■ **MATERIALS PROVIDED**

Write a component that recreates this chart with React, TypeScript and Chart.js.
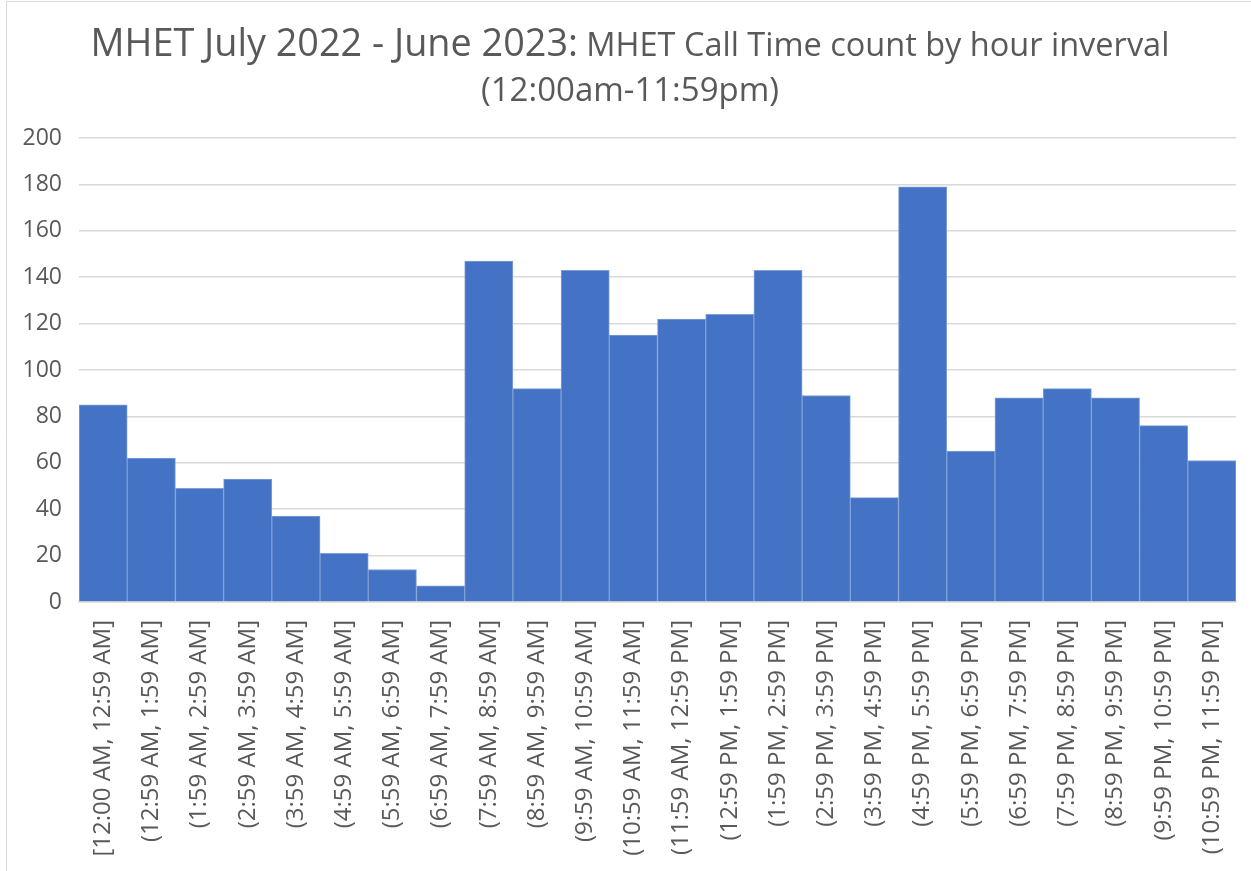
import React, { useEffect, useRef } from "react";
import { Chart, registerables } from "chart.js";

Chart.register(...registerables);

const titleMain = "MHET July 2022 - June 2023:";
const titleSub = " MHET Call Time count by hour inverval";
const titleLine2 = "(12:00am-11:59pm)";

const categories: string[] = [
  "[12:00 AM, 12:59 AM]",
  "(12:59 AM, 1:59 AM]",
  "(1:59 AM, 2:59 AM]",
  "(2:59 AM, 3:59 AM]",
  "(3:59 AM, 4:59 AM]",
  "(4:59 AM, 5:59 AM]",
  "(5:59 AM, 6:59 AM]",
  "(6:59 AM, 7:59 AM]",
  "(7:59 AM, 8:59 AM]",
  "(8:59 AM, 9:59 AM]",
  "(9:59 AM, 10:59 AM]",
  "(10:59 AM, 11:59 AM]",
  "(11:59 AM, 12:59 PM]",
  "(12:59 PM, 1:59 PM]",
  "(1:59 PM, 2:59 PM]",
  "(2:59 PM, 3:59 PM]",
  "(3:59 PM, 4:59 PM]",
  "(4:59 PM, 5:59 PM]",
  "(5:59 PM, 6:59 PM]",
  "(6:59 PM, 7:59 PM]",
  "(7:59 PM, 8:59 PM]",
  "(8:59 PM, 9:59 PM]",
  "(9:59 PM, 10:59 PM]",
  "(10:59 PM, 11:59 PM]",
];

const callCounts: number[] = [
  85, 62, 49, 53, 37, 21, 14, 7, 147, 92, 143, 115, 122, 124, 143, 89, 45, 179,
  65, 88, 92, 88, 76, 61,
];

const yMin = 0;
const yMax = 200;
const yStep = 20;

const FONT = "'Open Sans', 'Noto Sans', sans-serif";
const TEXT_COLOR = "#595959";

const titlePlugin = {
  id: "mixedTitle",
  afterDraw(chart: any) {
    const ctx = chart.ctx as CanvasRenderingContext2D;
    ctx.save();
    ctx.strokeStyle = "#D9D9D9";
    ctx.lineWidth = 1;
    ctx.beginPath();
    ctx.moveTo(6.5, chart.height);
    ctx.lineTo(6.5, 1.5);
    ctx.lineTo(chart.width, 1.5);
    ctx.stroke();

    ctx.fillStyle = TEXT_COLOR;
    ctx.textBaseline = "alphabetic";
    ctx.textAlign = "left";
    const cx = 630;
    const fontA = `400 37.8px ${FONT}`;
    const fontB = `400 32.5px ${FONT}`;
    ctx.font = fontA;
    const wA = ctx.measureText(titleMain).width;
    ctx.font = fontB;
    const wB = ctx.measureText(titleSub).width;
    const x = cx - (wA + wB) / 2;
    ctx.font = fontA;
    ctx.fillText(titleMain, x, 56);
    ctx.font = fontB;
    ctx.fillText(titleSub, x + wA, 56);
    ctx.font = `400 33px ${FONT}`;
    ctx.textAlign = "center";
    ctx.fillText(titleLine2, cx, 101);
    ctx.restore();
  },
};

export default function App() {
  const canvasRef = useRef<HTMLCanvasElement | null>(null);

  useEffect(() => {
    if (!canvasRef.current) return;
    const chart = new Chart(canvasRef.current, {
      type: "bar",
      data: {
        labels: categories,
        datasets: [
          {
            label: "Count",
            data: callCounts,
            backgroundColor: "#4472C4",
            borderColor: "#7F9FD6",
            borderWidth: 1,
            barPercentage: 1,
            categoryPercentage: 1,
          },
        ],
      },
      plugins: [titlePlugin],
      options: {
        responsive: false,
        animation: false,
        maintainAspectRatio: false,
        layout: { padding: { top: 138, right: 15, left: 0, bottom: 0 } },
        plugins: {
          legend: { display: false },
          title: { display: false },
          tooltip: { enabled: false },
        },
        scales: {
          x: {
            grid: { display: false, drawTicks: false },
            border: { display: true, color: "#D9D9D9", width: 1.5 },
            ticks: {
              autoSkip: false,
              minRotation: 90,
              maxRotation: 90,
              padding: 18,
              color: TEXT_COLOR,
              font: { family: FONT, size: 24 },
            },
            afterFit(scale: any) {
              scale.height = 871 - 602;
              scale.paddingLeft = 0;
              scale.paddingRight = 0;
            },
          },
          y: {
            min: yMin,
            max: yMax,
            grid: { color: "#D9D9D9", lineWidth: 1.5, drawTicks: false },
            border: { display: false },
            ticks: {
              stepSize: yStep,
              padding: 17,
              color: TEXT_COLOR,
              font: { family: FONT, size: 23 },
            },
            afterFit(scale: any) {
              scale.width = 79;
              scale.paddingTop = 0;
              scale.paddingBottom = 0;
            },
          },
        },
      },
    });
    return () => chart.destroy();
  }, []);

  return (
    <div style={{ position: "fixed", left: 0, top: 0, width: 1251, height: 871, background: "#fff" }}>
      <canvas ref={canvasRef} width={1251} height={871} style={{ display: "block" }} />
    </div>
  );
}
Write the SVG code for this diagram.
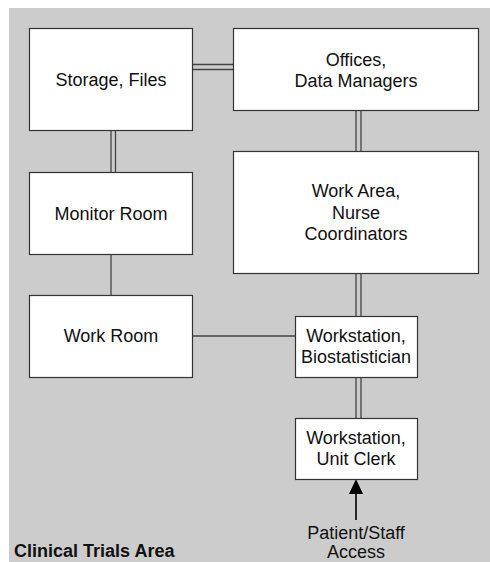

■ **WHAT IS EXPECTED**
Look through the entries above and report each line where the string "Write" occurs.

■ **WORKED SOLUTION**
Write a component that recreates this chart with React, TypeScript and Chart.js.
Write the SVG code for this diagram.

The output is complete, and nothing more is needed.